Leave out the pictures and reproduce all of the data exactly.

═════ Data extract

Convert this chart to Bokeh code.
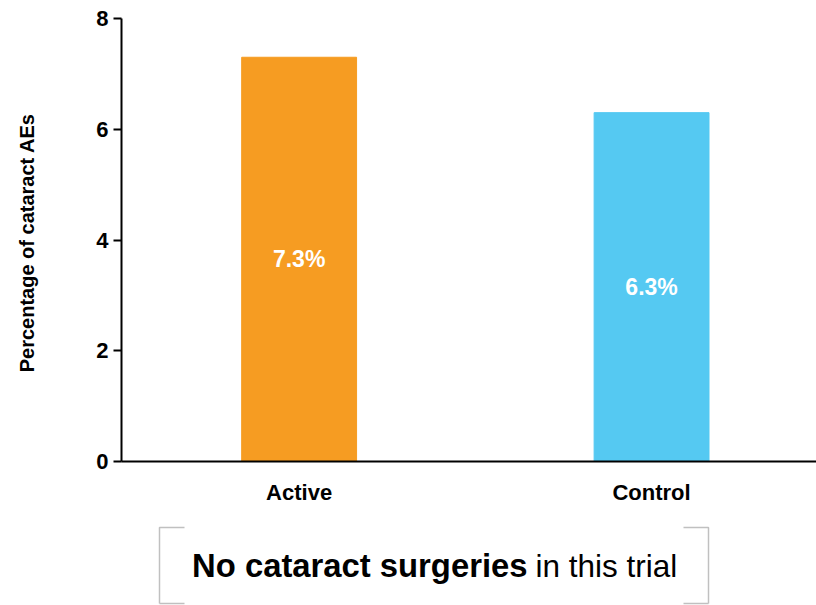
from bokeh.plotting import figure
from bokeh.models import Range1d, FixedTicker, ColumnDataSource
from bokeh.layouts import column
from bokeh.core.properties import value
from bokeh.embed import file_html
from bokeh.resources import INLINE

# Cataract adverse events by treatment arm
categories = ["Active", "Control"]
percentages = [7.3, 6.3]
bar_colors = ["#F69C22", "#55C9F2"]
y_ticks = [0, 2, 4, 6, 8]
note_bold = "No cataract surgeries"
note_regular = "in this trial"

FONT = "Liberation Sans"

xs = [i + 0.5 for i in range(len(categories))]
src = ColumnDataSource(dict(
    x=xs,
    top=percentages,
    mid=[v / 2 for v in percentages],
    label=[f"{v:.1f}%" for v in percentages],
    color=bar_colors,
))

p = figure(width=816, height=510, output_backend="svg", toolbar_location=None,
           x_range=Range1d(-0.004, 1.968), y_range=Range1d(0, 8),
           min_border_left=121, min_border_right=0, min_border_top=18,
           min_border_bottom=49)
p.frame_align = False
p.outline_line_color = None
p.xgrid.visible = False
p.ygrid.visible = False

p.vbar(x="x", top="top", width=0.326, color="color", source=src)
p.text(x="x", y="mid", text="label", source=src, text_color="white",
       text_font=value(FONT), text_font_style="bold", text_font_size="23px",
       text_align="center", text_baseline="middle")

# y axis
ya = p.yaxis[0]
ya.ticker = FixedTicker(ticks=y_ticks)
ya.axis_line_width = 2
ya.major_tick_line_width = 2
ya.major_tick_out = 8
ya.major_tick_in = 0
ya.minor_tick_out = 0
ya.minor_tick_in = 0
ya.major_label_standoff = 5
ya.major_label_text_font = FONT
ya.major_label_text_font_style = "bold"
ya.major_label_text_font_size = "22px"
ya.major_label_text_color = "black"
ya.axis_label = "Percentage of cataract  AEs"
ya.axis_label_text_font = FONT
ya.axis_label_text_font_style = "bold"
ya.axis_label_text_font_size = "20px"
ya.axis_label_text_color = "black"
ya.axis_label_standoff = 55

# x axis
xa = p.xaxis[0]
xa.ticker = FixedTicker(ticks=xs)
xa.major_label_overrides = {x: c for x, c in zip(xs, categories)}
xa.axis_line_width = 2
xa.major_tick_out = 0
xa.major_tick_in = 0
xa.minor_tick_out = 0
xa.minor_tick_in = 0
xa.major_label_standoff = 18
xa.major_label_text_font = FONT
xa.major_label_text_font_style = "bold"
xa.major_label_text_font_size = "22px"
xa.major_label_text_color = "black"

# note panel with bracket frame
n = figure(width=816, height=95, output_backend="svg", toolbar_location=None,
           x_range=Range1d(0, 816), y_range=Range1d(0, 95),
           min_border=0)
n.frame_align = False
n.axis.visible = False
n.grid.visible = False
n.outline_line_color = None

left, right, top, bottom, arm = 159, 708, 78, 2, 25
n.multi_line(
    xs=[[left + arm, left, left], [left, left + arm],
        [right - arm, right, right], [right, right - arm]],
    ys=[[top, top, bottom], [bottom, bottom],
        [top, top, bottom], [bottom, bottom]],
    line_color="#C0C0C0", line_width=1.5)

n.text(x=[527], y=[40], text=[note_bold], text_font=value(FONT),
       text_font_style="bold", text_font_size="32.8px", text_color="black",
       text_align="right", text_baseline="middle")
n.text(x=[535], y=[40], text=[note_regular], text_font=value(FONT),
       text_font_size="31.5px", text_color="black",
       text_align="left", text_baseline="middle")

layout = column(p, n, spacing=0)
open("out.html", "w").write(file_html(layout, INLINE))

══════════

--- In response ---
Convert this chart to Bokeh code.
from bokeh.plotting import figure
from bokeh.models import Range1d, FixedTicker, ColumnDataSource
from bokeh.layouts import column
from bokeh.core.properties import value
from bokeh.embed import file_html
from bokeh.resources import INLINE

# Cataract adverse events by treatment arm
categories = ["Active", "Control"]
percentages = [7.3, 6.3]
bar_colors = ["#F69C22", "#55C9F2"]
y_ticks = [0, 2, 4, 6, 8]
note_bold = "No cataract surgeries"
note_regular = "in this trial"

FONT = "Liberation Sans"

xs = [i + 0.5 for i in range(len(categories))]
src = ColumnDataSource(dict(
    x=xs,
    top=percentages,
    mid=[v / 2 for v in percentages],
    label=[f"{v:.1f}%" for v in percentages],
    color=bar_colors,
))

p = figure(width=816, height=510, output_backend="svg", toolbar_location=None,
           x_range=Range1d(-0.004, 1.968), y_range=Range1d(0, 8),
           min_border_left=121, min_border_right=0, min_border_top=18,
           min_border_bottom=49)
p.frame_align = False
p.outline_line_color = None
p.xgrid.visible = False
p.ygrid.visible = False

p.vbar(x="x", top="top", width=0.326, color="color", source=src)
p.text(x="x", y="mid", text="label", source=src, text_color="white",
       text_font=value(FONT), text_font_style="bold", text_font_size="23px",
       text_align="center", text_baseline="middle")

# y axis
ya = p.yaxis[0]
ya.ticker = FixedTicker(ticks=y_ticks)
ya.axis_line_width = 2
ya.major_tick_line_width = 2
ya.major_tick_out = 8
ya.major_tick_in = 0
ya.minor_tick_out = 0
ya.minor_tick_in = 0
ya.major_label_standoff = 5
ya.major_label_text_font = FONT
ya.major_label_text_font_style = "bold"
ya.major_label_text_font_size = "22px"
ya.major_label_text_color = "black"
ya.axis_label = "Percentage of cataract  AEs"
ya.axis_label_text_font = FONT
ya.axis_label_text_font_style = "bold"
ya.axis_label_text_font_size = "20px"
ya.axis_label_text_color = "black"
ya.axis_label_standoff = 55

# x axis
xa = p.xaxis[0]
xa.ticker = FixedTicker(ticks=xs)
xa.major_label_overrides = {x: c for x, c in zip(xs, categories)}
xa.axis_line_width = 2
xa.major_tick_out = 0
xa.major_tick_in = 0
xa.minor_tick_out = 0
xa.minor_tick_in = 0
xa.major_label_standoff = 18
xa.major_label_text_font = FONT
xa.major_label_text_font_style = "bold"
xa.major_label_text_font_size = "22px"
xa.major_label_text_color = "black"

# note panel with bracket frame
n = figure(width=816, height=95, output_backend="svg", toolbar_location=None,
           x_range=Range1d(0, 816), y_range=Range1d(0, 95),
           min_border=0)
n.frame_align = False
n.axis.visible = False
n.grid.visible = False
n.outline_line_color = None

left, right, top, bottom, arm = 159, 708, 78, 2, 25
n.multi_line(
    xs=[[left + arm, left, left], [left, left + arm],
        [right - arm, right, right], [right, right - arm]],
    ys=[[top, top, bottom], [bottom, bottom],
        [top, top, bottom], [bottom, bottom]],
    line_color="#C0C0C0", line_width=1.5)

n.text(x=[527], y=[40], text=[note_bold], text_font=value(FONT),
       text_font_style="bold", text_font_size="32.8px", text_color="black",
       text_align="right", text_baseline="middle")
n.text(x=[535], y=[40], text=[note_regular], text_font=value(FONT),
       text_font_size="31.5px", text_color="black",
       text_align="left", text_baseline="middle")

layout = column(p, n, spacing=0)
open("out.html", "w").write(file_html(layout, INLINE))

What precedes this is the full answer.